[A block of data]
--

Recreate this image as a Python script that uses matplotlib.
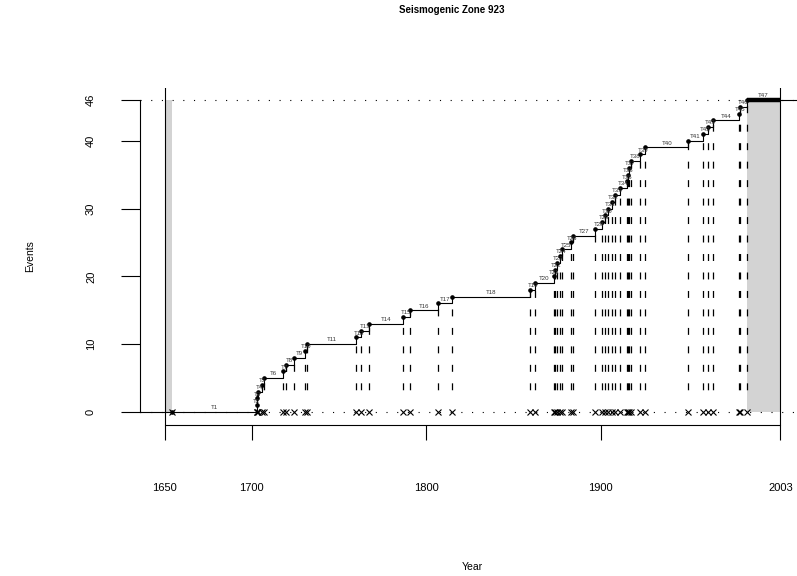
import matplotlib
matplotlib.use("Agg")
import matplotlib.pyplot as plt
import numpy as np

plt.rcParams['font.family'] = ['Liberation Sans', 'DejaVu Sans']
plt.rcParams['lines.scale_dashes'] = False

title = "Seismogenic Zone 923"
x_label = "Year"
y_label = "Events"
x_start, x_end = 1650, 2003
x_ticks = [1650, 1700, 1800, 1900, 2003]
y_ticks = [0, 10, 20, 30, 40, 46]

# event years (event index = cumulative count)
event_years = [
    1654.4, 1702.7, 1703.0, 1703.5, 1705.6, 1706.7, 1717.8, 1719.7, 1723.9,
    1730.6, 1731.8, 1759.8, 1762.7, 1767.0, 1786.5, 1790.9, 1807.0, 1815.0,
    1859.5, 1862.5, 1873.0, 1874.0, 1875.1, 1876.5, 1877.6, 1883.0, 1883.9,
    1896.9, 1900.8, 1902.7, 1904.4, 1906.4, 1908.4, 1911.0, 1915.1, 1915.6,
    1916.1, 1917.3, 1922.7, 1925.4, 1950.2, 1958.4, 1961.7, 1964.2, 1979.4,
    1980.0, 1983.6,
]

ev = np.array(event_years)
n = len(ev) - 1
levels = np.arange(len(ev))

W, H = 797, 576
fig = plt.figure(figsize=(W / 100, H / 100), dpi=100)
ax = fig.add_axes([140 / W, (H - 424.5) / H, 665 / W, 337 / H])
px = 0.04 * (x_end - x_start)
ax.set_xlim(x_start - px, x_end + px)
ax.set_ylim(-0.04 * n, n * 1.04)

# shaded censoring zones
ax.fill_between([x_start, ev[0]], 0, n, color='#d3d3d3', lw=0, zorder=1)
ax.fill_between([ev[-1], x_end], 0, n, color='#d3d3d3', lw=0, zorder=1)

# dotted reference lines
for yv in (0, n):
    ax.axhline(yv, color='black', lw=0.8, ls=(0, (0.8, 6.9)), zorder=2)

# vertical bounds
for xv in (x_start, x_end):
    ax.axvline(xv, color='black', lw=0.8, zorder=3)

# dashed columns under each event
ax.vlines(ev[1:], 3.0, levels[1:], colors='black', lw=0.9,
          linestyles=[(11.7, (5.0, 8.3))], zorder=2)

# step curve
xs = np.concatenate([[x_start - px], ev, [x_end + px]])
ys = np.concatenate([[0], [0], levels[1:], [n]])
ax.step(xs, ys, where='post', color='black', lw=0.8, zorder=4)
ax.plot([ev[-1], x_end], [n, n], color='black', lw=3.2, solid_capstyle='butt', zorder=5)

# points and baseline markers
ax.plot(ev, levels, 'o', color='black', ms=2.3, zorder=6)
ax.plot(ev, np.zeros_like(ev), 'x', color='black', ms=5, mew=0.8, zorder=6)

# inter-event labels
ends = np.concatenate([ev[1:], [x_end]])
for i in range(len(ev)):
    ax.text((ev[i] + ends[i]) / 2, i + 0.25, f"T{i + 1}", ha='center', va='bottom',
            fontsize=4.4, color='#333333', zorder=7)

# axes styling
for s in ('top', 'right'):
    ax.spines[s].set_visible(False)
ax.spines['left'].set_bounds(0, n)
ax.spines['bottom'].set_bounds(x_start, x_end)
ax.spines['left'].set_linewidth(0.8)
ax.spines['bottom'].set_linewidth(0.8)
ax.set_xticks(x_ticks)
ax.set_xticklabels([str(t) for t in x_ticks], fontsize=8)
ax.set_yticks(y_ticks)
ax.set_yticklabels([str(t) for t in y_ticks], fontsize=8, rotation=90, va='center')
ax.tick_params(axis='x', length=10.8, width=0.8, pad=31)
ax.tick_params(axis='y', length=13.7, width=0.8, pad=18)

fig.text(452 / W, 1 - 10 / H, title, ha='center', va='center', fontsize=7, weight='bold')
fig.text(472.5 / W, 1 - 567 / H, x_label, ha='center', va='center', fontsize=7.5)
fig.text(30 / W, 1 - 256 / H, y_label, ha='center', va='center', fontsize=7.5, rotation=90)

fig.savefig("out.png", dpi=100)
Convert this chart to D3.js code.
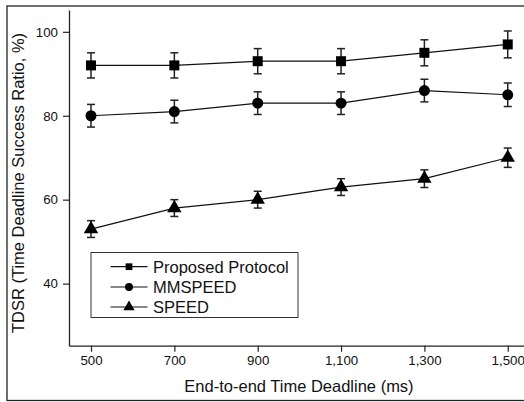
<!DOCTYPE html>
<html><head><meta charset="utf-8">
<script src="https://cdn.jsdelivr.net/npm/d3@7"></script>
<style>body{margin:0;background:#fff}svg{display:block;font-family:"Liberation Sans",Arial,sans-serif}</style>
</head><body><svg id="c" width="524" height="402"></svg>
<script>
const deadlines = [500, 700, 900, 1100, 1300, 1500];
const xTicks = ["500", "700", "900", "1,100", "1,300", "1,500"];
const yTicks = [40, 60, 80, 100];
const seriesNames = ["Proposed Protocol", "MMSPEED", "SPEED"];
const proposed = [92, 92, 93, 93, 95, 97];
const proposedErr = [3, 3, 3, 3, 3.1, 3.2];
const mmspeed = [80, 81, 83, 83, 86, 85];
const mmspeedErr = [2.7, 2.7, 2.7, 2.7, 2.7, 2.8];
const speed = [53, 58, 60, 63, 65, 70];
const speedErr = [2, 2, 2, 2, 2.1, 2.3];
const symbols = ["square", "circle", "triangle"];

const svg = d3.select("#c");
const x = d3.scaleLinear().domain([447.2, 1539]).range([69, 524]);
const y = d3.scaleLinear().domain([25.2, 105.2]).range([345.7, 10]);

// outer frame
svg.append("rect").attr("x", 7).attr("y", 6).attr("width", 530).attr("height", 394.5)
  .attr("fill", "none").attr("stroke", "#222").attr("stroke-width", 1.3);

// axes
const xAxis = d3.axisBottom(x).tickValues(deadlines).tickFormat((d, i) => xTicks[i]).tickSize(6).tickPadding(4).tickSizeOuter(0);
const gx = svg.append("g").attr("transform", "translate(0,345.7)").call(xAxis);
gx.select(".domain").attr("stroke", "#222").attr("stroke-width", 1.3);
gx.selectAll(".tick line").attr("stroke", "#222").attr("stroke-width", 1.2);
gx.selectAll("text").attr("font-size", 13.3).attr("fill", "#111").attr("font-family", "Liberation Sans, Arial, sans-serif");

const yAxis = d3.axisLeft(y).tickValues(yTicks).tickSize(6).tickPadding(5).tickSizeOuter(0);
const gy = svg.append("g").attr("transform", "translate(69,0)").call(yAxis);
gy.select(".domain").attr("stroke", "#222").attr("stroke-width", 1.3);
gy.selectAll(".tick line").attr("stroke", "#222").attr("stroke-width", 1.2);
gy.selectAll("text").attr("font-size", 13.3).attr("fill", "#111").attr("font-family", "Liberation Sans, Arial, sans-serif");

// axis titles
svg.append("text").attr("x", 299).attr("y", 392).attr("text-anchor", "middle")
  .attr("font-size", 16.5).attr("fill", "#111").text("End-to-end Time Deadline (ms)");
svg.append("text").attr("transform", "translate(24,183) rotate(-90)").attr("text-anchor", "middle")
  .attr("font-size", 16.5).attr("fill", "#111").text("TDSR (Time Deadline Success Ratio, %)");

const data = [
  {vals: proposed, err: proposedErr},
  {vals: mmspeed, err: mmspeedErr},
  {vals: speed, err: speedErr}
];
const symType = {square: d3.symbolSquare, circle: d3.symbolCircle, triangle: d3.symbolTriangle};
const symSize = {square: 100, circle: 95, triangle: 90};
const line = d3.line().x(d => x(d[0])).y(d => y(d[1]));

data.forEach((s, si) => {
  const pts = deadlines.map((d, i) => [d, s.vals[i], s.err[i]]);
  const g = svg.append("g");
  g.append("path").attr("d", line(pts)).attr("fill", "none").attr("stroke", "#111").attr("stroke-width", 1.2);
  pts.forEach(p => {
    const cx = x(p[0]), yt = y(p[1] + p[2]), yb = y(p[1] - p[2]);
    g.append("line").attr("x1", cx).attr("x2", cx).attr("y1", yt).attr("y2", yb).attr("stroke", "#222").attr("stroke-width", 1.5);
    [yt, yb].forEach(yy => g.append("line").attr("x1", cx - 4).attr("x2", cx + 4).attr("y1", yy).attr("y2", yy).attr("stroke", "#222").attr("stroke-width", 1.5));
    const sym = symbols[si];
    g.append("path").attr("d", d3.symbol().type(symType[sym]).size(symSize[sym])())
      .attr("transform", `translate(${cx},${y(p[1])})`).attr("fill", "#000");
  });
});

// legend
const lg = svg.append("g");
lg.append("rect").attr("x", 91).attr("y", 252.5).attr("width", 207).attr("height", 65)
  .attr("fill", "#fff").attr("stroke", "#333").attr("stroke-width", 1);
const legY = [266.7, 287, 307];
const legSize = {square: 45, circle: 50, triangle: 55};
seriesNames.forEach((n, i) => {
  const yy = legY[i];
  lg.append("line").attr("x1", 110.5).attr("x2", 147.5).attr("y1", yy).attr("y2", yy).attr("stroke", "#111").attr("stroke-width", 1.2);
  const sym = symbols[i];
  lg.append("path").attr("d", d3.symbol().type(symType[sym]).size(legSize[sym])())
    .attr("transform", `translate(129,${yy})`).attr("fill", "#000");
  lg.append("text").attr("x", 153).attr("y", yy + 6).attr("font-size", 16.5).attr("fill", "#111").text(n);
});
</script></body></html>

--

• _Goal_:
Output the records above as they stand, from the first line to the line with "plt.rcParams['lines.scale_dashes'] = False", inclusive, and exclude the pictures.

• _Reply to the task_:
Recreate this image as a Python script that uses matplotlib.
import matplotlib
matplotlib.use("Agg")
import matplotlib.pyplot as plt
import numpy as np

plt.rcParams['font.family'] = ['Liberation Sans', 'DejaVu Sans']
plt.rcParams['lines.scale_dashes'] = False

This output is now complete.